Default behavior of REST api. How multiple request to same api is handled

Question

I have a api(GET REST) developed using java & Quarkus. I want to understand the default mechanism on how this api handle the multiple requests to same api. Is there any queuing mechanism used by default.? is there any multithreading used by default?

Please help to understand this.

Answer 1

Quarkus became popular for it's optimization of resources and benchmarks on heavy loaded systems. It will by default use 2 kind of different threads.

• I/O threads or otherwise called event-loop threads

• Worker threads

I/O threads or otherwise called event-loop threads. Those threads are responsible, among other things, for reading bytes from the HTTP request and writing bytes back to the HTTP response. The important here is that those threads are usually not blocked at all. You can see a simple of the functionality of those threads as illustrated in the following picture

The number of those I/o threads as described in documentation

The number if IO threads used to perform IO. This will be automatically set to a reasonable value based on the number of CPU cores if it is not provided. If this is set to a higher value than the number of Vert.x event loops then it will be capped at the number of event loops. In general this should be controlled by setting quarkus.vertx.event-loops-pool-size, this setting should only be used if you want to limit the number of HTTP io threads to a smaller number than the total number of IO threads.

Worker threads. Here a pool of threads again are maintained by the system and the system assigns a worker thread to a execute some scheduled work on some request. Then this thread can be used from another thread to execute some other task. These threads normally take over long running tasks or blocking code.

The default number of these type of threads are 20 if not otherwise configured as indicated by documentation

So to sum up a request in Quarkus will be executed either by some I/O thread or some Worker thread and those threads will be shared between other requests too. An I/O thread will normally take over non blocking tasks that do not take long to be executed. A Worker thread will normally take over blocking tasks and long running processes.

Taking in consideration the above it makes sense that Quarkus will have configured much more Worker threads in the worker thread pool than I/O threads in the i/o thread pool.

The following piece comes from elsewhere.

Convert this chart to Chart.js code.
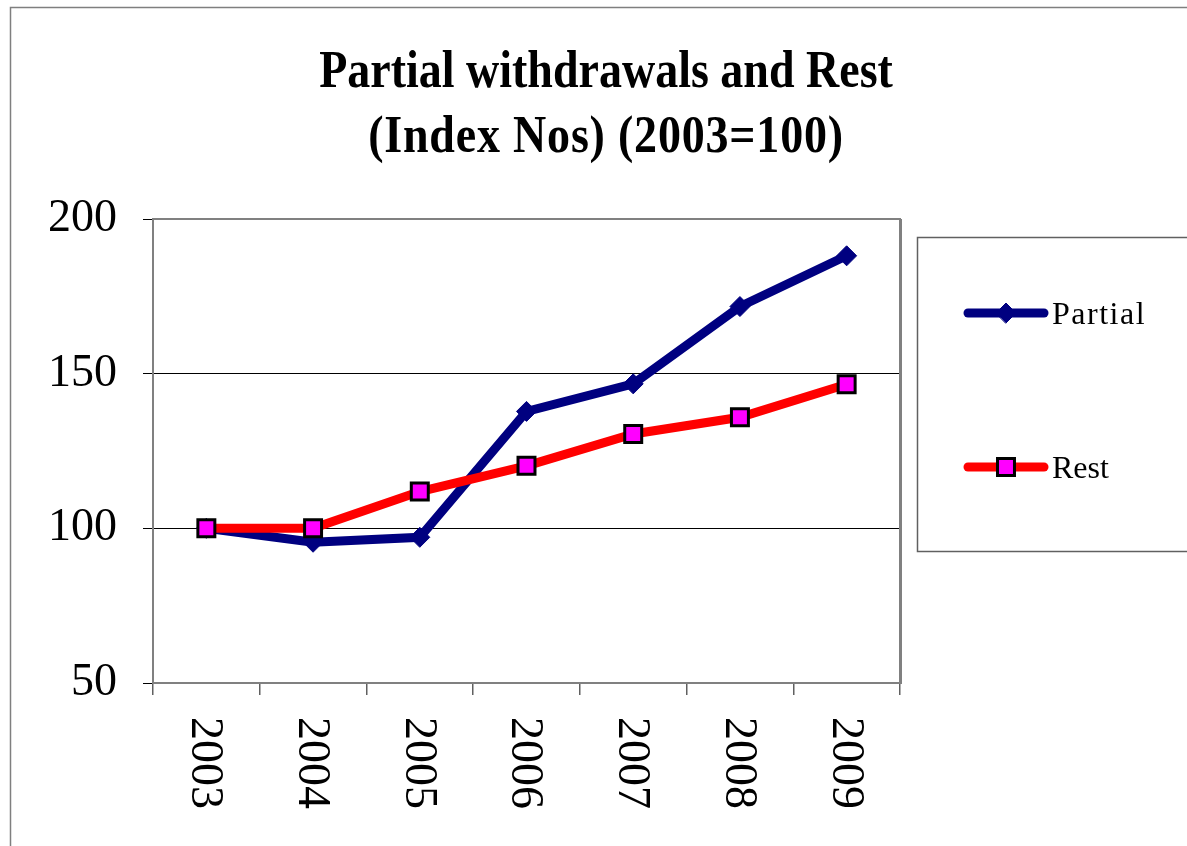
<!DOCTYPE html>
<html>
<head>
<meta charset="utf-8">
<script src="https://cdn.jsdelivr.net/npm/chart.js@4/dist/chart.umd.min.js"></script>
<style>
  html, body { margin: 0; padding: 0; background: #fff; overflow: hidden; }
  canvas { display: block; }
</style>
</head>
<body>
<canvas id="chart" width="1187" height="846"></canvas>
<script>
// chart data
const years = ['2003', '2004', '2005', '2006', '2007', '2008', '2009'];
const partialValues = [100, 95.5, 97.1, 137.8, 146.7, 171.7, 188.1];
const restValues = [100, 100, 111.9, 120.2, 130.5, 135.9, 146.6];
const yTicks = [50, 100, 150, 200];
const titleLines = ['Partial withdrawals and Rest', '(Index Nos) (2003=100)'];

const SERIF = "'Liberation Serif', 'Times New Roman', serif";

// title, frames, rotated year labels and the boxed legend
const decorPlugin = {
    id: 'decor',
    afterDraw(chart) {
        const ctx = chart.ctx;
        const area = chart.chartArea;
        const x = chart.scales.x;

        ctx.save();
        // outer frame
        ctx.strokeStyle = '#7f7f7f';
        ctx.lineWidth = 1.5;
        ctx.strokeRect(10.5, 7.5, 1300, 1000);

        // plot area frame
        ctx.strokeStyle = '#808080';
        ctx.lineWidth = 2;
        ctx.strokeRect(area.left, area.top, area.right - area.left, area.bottom - area.top);
        ctx.lineWidth = 3;
        ctx.beginPath();
        ctx.moveTo(area.right + 0.5, area.top);
        ctx.lineTo(area.right + 0.5, area.bottom + 1);
        ctx.stroke();

        // title (stretched vertically like the original)
        ctx.fillStyle = '#000';
        ctx.font = 'bold 46px ' + SERIF;
        ctx.textAlign = 'center';
        ctx.textBaseline = 'alphabetic';
        [[titleLines[0], 87, '0px'], [titleLines[1], 152, '0.8px']].forEach(([t, y, sp]) => {
            ctx.save();
            ctx.letterSpacing = sp;
            ctx.translate(606, y);
            ctx.scale(1, 1.14);
            ctx.fillText(t, 0, 0);
            ctx.restore();
        });

        // year labels, rotated clockwise
        ctx.font = '46px ' + SERIF;
        ctx.textAlign = 'left';
        ctx.textBaseline = 'middle';
        years.forEach((yr, i) => {
            ctx.save();
            ctx.translate(x.getPixelForValue(i) - 2, 717);
            ctx.rotate(Math.PI / 2);
            ctx.fillText(yr, 0, 0);
            ctx.restore();
        });

        // legend box
        ctx.strokeStyle = '#606060';
        ctx.lineWidth = 1.5;
        ctx.strokeRect(917.5, 237.5, 300, 314);

        const items = [
            { ds: chart.data.datasets[0], y: 313, spacing: '1.5px' },
            { ds: chart.data.datasets[1], y: 467, spacing: '0px' }
        ];
        items.forEach(it => {
            ctx.strokeStyle = it.ds.borderColor;
            ctx.lineWidth = 9;
            ctx.lineCap = 'round';
            ctx.beginPath();
            ctx.moveTo(968, it.y);
            ctx.lineTo(1044, it.y);
            ctx.stroke();
            Chart.helpers.drawPoint(ctx, {
                pointStyle: it.ds.pointStyle,
                radius: it.ds.pointRadius,
                borderWidth: it.ds.pointBorderWidth,
                rotation: 0
            }, 1006, it.y);
            ctx.fillStyle = '#000';
            ctx.font = '32px ' + SERIF;
            ctx.textAlign = 'left';
            ctx.textBaseline = 'alphabetic';
            ctx.letterSpacing = it.spacing;
            ctx.fillText(it.ds.label, 1052, it.y + 11);
            ctx.letterSpacing = '0px';
        });
        ctx.restore();
    }
};

// drawPoint needs fill/stroke styles set on ctx, so wrap them
const origDrawPoint = Chart.helpers.drawPoint;
Chart.helpers.drawPoint = function (ctx, opts, px, py) {
    ctx.save();
    if (opts.pointStyle === 'rect') {
        ctx.fillStyle = '#ff00ff';
        ctx.strokeStyle = '#000';
    } else {
        ctx.fillStyle = '#000080';
        ctx.strokeStyle = '#000080';
    }
    ctx.lineWidth = opts.borderWidth;
    origDrawPoint(ctx, opts, px, py);
    ctx.restore();
};

new Chart(document.getElementById('chart'), {
    type: 'line',
    data: {
        labels: years,
        datasets: [
            {
                label: 'Partial',
                data: partialValues,
                borderColor: '#000080',
                backgroundColor: '#000080',
                borderWidth: 9,
                pointStyle: 'rectRot',
                pointRadius: 10,
                pointBorderWidth: 1,
                pointBorderColor: '#000080',
                pointBackgroundColor: '#000080',
                tension: 0,
                order: 2
            },
            {
                label: 'Rest',
                data: restValues,
                borderColor: '#ff0000',
                backgroundColor: '#ff00ff',
                borderWidth: 9,
                pointStyle: 'rect',
                pointRadius: 12,
                pointBorderWidth: 3,
                pointBorderColor: '#000000',
                pointBackgroundColor: '#ff00ff',
                tension: 0,
                order: 1
            }
        ]
    },
    options: {
        responsive: false,
        animation: false,
        devicePixelRatio: 1,
        layout: { padding: { top: 219, right: 287, left: 0, bottom: 0 } },
        plugins: {
            legend: { display: false },
            title: { display: false },
            tooltip: { enabled: false }
        },
        scales: {
            x: {
                type: 'category',
                offset: true,
                afterFit(scale) { scale.height = 163; },
                grid: {
                    offset: true,
                    drawOnChartArea: false,
                    drawTicks: true,
                    tickLength: 12,
                    tickColor: '#606060',
                    lineWidth: 1.5
                },
                border: { display: true, color: '#606060', width: 2 },
                ticks: { display: false }
            },
            y: {
                min: 50,
                max: 200,
                afterFit(scale) { scale.width = 153; },
                afterBuildTicks(scale) { scale.ticks = yTicks.map(v => ({ value: v })); },
                grid: {
                    color: ctx => (ctx.tick && (ctx.tick.value === 100 || ctx.tick.value === 150)) ? '#000' : 'rgba(0,0,0,0)',
                    tickColor: '#000',
                    tickLength: 10,
                    lineWidth: 1
                },
                border: { display: true, color: '#606060', width: 2 },
                ticks: {
                    color: '#000',
                    font: { family: SERIF, size: 46 },
                    padding: 26
                }
            }
        }
    },
    plugins: [decorPlugin]
});
</script>
</body>
</html>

What is very important to take from the above information is the following:

A worker thread will serve a specific request (ex request1) and if during this serve it get's blocked to do some I/O operation it will continue to wait for the I/O in order to complete the request it serves. When this request is finished the thread is able to move on and serve some other request (ex request2).

An I/O thread or event-loop thread will serve a specific request (ex request1) and if during this serve it get's blocked for some I/O operation which is needed for this request, it will pause this request, and continue to serve another request (ex request2). When the I/O of first request is completed the thread will return according to some algorithm that schedules the job again to request1 to continue from where it was left.

Now someone may question what is the case then, since usually every request requires some type of I/O operation then how can someone use I/O thread to have better performance. In that case the programmer has 2 choices when he declares the controller of quarkus to use I/O thread:

• Spawn manually inside the controller method which is declared to be I/O some other thread to do the blocking code block work while the outer thread that serves the request is of type I/O (read http request data, write http response). The manual thread can be of type worker inside some service layer. This is a bit complicated approach.

• Use some external library for I/O operations that's expected to work with the same approach that I/O threads work in quarkus. For example for database operations the I/O could be operated by the library hibernate-reactive. This way full benefits of I/O approach can be achieved.

Some side notes

Considering that we are in the java ecosystem it will be very useful to also mention that the above architecture and efficiency of resources is similar (not exactly same) with Spring Reactive (Web Flux).

But quarkus is based on Jax-Rs and will by default provide this architecture of efficient use of resources, independently of whether you write reactive code or not. When using Spring Boot however in order to have a similar efficiency with quarkus you have to use Spring Reactive (Web Flux).

In case you use the basic spring boot web, the architecture used will be of a single thread per incoming request. A specific thread in this case is not able to switch between different threads. It will need to complete some request in order to handle the next request.

Also in quarkus making a controller method execute from an I/O thread is as simple as placing an annotation @NonBlocking in that method. The same for an endpoint method that needs to be executed from a worker thread with @Blocking.

In Spring boot however switching from those 2 type of threads may mean switching from spring-boot-web to spring-boot-webflux and vice versa. Spring-boot-web has some support however now with servlet-3 to optimize it's approach, article with such optimization, but this requires some programming optimization and not an out of the box functionality.